DATASET SECTION:
◆ ◆ ◆ ◆ ◆ ◆ ◆

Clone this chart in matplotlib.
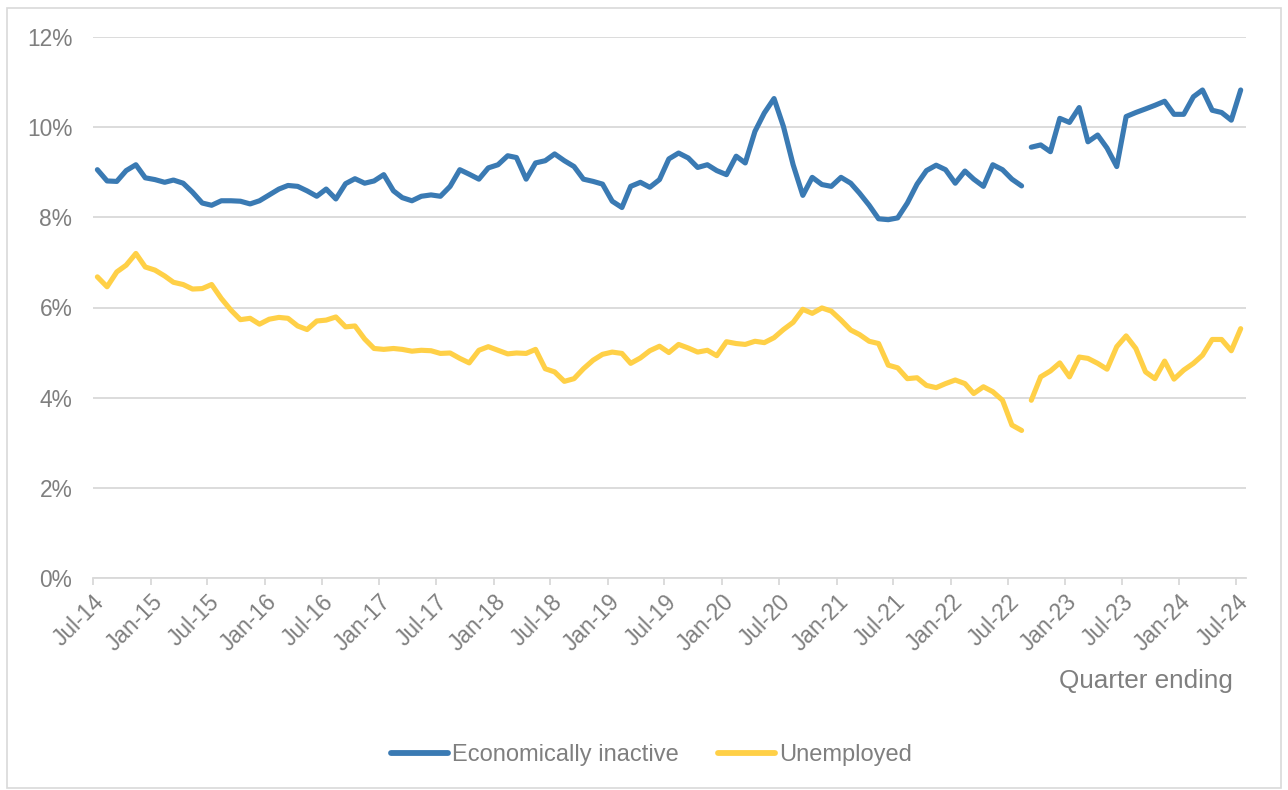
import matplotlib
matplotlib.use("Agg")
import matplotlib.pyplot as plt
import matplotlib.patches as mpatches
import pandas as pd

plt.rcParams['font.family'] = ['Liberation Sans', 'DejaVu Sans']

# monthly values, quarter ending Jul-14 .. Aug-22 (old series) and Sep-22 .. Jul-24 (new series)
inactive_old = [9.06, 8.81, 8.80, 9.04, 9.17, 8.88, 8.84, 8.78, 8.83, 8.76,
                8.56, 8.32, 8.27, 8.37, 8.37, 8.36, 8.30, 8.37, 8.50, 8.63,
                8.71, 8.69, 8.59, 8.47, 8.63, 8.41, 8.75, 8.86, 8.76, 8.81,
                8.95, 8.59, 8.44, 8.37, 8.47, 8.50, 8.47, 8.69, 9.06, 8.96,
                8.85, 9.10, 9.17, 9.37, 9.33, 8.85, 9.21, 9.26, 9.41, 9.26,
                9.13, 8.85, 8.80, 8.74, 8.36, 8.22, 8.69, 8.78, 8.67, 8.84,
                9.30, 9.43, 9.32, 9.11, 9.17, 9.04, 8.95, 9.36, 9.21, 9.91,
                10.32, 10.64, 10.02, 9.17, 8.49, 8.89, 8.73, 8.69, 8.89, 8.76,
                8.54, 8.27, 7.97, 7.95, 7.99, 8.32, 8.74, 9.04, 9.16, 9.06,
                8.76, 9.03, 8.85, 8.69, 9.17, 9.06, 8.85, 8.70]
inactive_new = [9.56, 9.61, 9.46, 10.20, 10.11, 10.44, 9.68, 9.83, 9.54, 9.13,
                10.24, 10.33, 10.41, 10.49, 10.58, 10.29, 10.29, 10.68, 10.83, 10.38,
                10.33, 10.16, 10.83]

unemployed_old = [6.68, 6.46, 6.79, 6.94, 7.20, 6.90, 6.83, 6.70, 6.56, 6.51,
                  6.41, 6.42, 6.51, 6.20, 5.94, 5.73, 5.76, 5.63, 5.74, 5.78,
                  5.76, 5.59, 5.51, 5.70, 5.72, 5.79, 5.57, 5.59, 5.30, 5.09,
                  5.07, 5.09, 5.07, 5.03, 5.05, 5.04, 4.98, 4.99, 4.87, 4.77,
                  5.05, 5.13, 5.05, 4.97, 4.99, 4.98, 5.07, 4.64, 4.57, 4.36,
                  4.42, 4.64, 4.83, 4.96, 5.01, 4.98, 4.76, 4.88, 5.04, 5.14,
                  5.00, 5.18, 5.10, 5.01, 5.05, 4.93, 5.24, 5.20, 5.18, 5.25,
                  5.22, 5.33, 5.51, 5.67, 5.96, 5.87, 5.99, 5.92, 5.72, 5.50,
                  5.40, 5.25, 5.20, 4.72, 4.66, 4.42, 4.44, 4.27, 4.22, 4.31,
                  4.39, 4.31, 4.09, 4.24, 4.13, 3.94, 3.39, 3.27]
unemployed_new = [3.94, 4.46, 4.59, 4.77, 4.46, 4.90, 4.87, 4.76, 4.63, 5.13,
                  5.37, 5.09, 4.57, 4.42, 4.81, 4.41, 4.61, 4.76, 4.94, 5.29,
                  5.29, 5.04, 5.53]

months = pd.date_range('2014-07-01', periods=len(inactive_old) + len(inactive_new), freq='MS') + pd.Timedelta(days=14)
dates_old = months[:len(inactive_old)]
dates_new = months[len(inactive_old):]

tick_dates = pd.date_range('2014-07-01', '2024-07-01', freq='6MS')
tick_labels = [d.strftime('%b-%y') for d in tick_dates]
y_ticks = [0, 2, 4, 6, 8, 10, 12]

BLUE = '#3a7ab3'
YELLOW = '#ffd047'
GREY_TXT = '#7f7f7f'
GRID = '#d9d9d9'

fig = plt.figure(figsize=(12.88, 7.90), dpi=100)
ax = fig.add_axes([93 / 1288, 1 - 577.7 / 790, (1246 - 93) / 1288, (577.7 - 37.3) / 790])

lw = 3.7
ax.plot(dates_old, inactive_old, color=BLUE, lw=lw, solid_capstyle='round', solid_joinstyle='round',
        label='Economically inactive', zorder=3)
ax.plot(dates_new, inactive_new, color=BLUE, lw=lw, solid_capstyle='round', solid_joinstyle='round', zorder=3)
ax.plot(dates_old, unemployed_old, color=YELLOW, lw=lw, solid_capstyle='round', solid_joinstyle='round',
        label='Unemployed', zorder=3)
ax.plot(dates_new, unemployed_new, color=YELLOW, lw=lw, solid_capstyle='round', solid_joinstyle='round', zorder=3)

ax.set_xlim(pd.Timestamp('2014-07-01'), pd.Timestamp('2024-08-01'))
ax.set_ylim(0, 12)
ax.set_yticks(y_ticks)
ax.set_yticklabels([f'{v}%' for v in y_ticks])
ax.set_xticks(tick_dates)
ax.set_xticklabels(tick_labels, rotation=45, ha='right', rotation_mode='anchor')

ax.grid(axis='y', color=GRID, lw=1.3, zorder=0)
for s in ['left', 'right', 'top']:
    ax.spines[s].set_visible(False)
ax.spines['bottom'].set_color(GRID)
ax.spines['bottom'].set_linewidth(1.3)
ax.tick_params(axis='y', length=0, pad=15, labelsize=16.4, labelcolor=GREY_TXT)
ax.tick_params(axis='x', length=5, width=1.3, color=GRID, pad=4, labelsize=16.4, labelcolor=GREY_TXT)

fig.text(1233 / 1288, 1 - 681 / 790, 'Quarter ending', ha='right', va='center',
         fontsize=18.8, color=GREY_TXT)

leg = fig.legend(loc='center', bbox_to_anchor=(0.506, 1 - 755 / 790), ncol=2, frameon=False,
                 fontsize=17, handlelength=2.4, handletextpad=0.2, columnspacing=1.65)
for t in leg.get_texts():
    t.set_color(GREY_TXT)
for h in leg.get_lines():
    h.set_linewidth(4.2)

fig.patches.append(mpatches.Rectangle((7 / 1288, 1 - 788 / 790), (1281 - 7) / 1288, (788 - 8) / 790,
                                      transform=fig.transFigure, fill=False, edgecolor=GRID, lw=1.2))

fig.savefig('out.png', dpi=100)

◆ ◆ ◆ ◆ ◆ ◆ ◆

DIRECTION:
Reproduce the whole listing exactly, but not the images in it.

COMPLETE ANSWER:
Clone this chart in matplotlib.
import matplotlib
matplotlib.use("Agg")
import matplotlib.pyplot as plt
import matplotlib.patches as mpatches
import pandas as pd

plt.rcParams['font.family'] = ['Liberation Sans', 'DejaVu Sans']

# monthly values, quarter ending Jul-14 .. Aug-22 (old series) and Sep-22 .. Jul-24 (new series)
inactive_old = [9.06, 8.81, 8.80, 9.04, 9.17, 8.88, 8.84, 8.78, 8.83, 8.76,
                8.56, 8.32, 8.27, 8.37, 8.37, 8.36, 8.30, 8.37, 8.50, 8.63,
                8.71, 8.69, 8.59, 8.47, 8.63, 8.41, 8.75, 8.86, 8.76, 8.81,
                8.95, 8.59, 8.44, 8.37, 8.47, 8.50, 8.47, 8.69, 9.06, 8.96,
                8.85, 9.10, 9.17, 9.37, 9.33, 8.85, 9.21, 9.26, 9.41, 9.26,
                9.13, 8.85, 8.80, 8.74, 8.36, 8.22, 8.69, 8.78, 8.67, 8.84,
                9.30, 9.43, 9.32, 9.11, 9.17, 9.04, 8.95, 9.36, 9.21, 9.91,
                10.32, 10.64, 10.02, 9.17, 8.49, 8.89, 8.73, 8.69, 8.89, 8.76,
                8.54, 8.27, 7.97, 7.95, 7.99, 8.32, 8.74, 9.04, 9.16, 9.06,
                8.76, 9.03, 8.85, 8.69, 9.17, 9.06, 8.85, 8.70]
inactive_new = [9.56, 9.61, 9.46, 10.20, 10.11, 10.44, 9.68, 9.83, 9.54, 9.13,
                10.24, 10.33, 10.41, 10.49, 10.58, 10.29, 10.29, 10.68, 10.83, 10.38,
                10.33, 10.16, 10.83]

unemployed_old = [6.68, 6.46, 6.79, 6.94, 7.20, 6.90, 6.83, 6.70, 6.56, 6.51,
                  6.41, 6.42, 6.51, 6.20, 5.94, 5.73, 5.76, 5.63, 5.74, 5.78,
                  5.76, 5.59, 5.51, 5.70, 5.72, 5.79, 5.57, 5.59, 5.30, 5.09,
                  5.07, 5.09, 5.07, 5.03, 5.05, 5.04, 4.98, 4.99, 4.87, 4.77,
                  5.05, 5.13, 5.05, 4.97, 4.99, 4.98, 5.07, 4.64, 4.57, 4.36,
                  4.42, 4.64, 4.83, 4.96, 5.01, 4.98, 4.76, 4.88, 5.04, 5.14,
                  5.00, 5.18, 5.10, 5.01, 5.05, 4.93, 5.24, 5.20, 5.18, 5.25,
                  5.22, 5.33, 5.51, 5.67, 5.96, 5.87, 5.99, 5.92, 5.72, 5.50,
                  5.40, 5.25, 5.20, 4.72, 4.66, 4.42, 4.44, 4.27, 4.22, 4.31,
                  4.39, 4.31, 4.09, 4.24, 4.13, 3.94, 3.39, 3.27]
unemployed_new = [3.94, 4.46, 4.59, 4.77, 4.46, 4.90, 4.87, 4.76, 4.63, 5.13,
                  5.37, 5.09, 4.57, 4.42, 4.81, 4.41, 4.61, 4.76, 4.94, 5.29,
                  5.29, 5.04, 5.53]

months = pd.date_range('2014-07-01', periods=len(inactive_old) + len(inactive_new), freq='MS') + pd.Timedelta(days=14)
dates_old = months[:len(inactive_old)]
dates_new = months[len(inactive_old):]

tick_dates = pd.date_range('2014-07-01', '2024-07-01', freq='6MS')
tick_labels = [d.strftime('%b-%y') for d in tick_dates]
y_ticks = [0, 2, 4, 6, 8, 10, 12]

BLUE = '#3a7ab3'
YELLOW = '#ffd047'
GREY_TXT = '#7f7f7f'
GRID = '#d9d9d9'

fig = plt.figure(figsize=(12.88, 7.90), dpi=100)
ax = fig.add_axes([93 / 1288, 1 - 577.7 / 790, (1246 - 93) / 1288, (577.7 - 37.3) / 790])

lw = 3.7
ax.plot(dates_old, inactive_old, color=BLUE, lw=lw, solid_capstyle='round', solid_joinstyle='round',
        label='Economically inactive', zorder=3)
ax.plot(dates_new, inactive_new, color=BLUE, lw=lw, solid_capstyle='round', solid_joinstyle='round', zorder=3)
ax.plot(dates_old, unemployed_old, color=YELLOW, lw=lw, solid_capstyle='round', solid_joinstyle='round',
        label='Unemployed', zorder=3)
ax.plot(dates_new, unemployed_new, color=YELLOW, lw=lw, solid_capstyle='round', solid_joinstyle='round', zorder=3)

ax.set_xlim(pd.Timestamp('2014-07-01'), pd.Timestamp('2024-08-01'))
ax.set_ylim(0, 12)
ax.set_yticks(y_ticks)
ax.set_yticklabels([f'{v}%' for v in y_ticks])
ax.set_xticks(tick_dates)
ax.set_xticklabels(tick_labels, rotation=45, ha='right', rotation_mode='anchor')

ax.grid(axis='y', color=GRID, lw=1.3, zorder=0)
for s in ['left', 'right', 'top']:
    ax.spines[s].set_visible(False)
ax.spines['bottom'].set_color(GRID)
ax.spines['bottom'].set_linewidth(1.3)
ax.tick_params(axis='y', length=0, pad=15, labelsize=16.4, labelcolor=GREY_TXT)
ax.tick_params(axis='x', length=5, width=1.3, color=GRID, pad=4, labelsize=16.4, labelcolor=GREY_TXT)

fig.text(1233 / 1288, 1 - 681 / 790, 'Quarter ending', ha='right', va='center',
         fontsize=18.8, color=GREY_TXT)

leg = fig.legend(loc='center', bbox_to_anchor=(0.506, 1 - 755 / 790), ncol=2, frameon=False,
                 fontsize=17, handlelength=2.4, handletextpad=0.2, columnspacing=1.65)
for t in leg.get_texts():
    t.set_color(GREY_TXT)
for h in leg.get_lines():
    h.set_linewidth(4.2)

fig.patches.append(mpatches.Rectangle((7 / 1288, 1 - 788 / 790), (1281 - 7) / 1288, (788 - 8) / 790,
                                      transform=fig.transFigure, fill=False, edgecolor=GRID, lw=1.2))

fig.savefig('out.png', dpi=100)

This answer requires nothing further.